In this post we will introduce an additional calibration method and see how much this improves the measured deviation.
Calibration revisited
The deviations for small resistances are mostly due to parasitic trace and relay contact resistances. We tried to counteract these effects by calibrating the overall loop resistances for the “long loop” and the “short loop” and subtracting the estimated parasitic resistance from the set value to get to the relay configuration.
A brute force approach to calibrate the complete device would be to enumerate over all possible relay configurations from 0.1 to 999999.9, measure the resistances and use these stored values when we later want to set any resistance.
Clearly an impractical approach as the calibration procedure would take several years to complete and use much more memory than what we have avilable on the device.
However, as the deviations due to parasitics affect only set values up to around 50-100 Ohm it should be sufficient if we calibrate just this lower part of the resistance range.
New SCPI commands
For the new, additional calibration we need these three new SCPI commands.
| SOURce:RESistance:STAGe | Set resistance relay stage for bypass relay on or off |
| ADJustment:STAGe:COUNt?/qonly/ | Get the number of adjustment stages for the long loop. |
| ADJustment:STAGe:RESistance? | Set/get the adjustment value for bypass relay state and stage |
The calibration procedure will follow these steps:
Calibrate “short loop” with bypass relay = ON
For stage = 0 .. 9 (10 stages for the “short loop”)
- Send command SOURce:RESistance:STAGe ON, stage
- Measure resistance R
- Send command ADJustment:STAGe:RESistance ON, stage,R
Calibrate “long loop” with bypass relay = OFF
Send command ADJustment:STAGe:COUNt? to get N, the number of adjustment stages for the “long loop”.
For stage = 0 .. N-1 (N stages for the “long loop”)
- Send command SOURce:RESistance:STAGe OFF, stage
- Measure resistance R
- Send command ADJustment:STAGe:RESistance OFF, stage,R
Send command ADJustment:SAVe to store the calibration data.
Test Results
The diagram above shows the deviations from the indicated value using the additional calibration data.
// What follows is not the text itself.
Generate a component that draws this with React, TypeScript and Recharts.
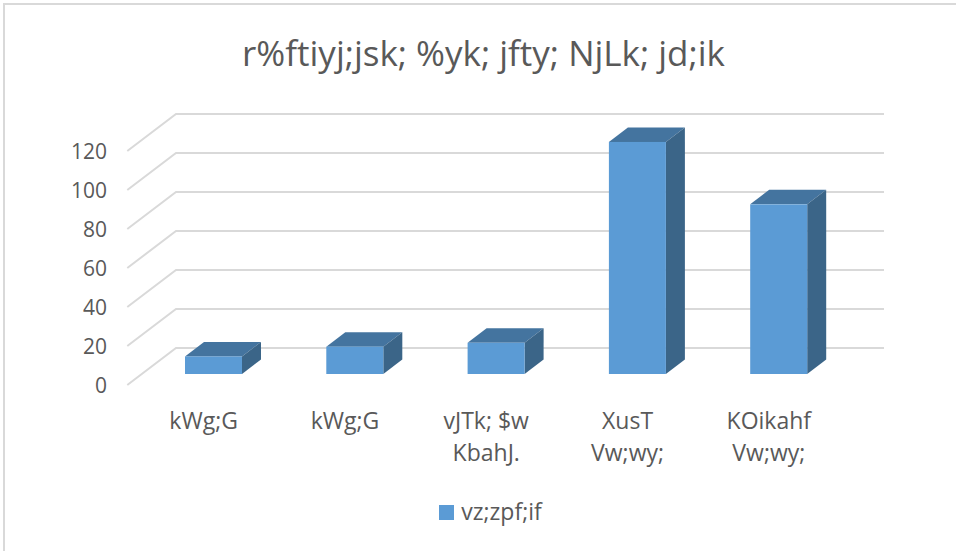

The deviations now stay safely below the line 0.01 Ohm +0.1% which is a significant improvement compared to the original test curve from post 2. Theoretically, for perfectly reproducably measurements, the deviations in the resistance range covered by the new calibration should be zero. However, due to variations in the measurement chain some deviations still remain, which shows the limitations of our setup.
In the horizontal region of the limit curve I am happy with the deviations given by the 0.1% resistors – especially as for resistances in the MOhm range the accuracy of my DMM is no longer better than that of the built-in resistors.
Pushing the Limits
If we measure extra slowly right after the calibration we can get the deviations down to below 0.005 Ohm + 0.05% although this probably won’t hold if the temperature changes and some time has passed since the last calibration.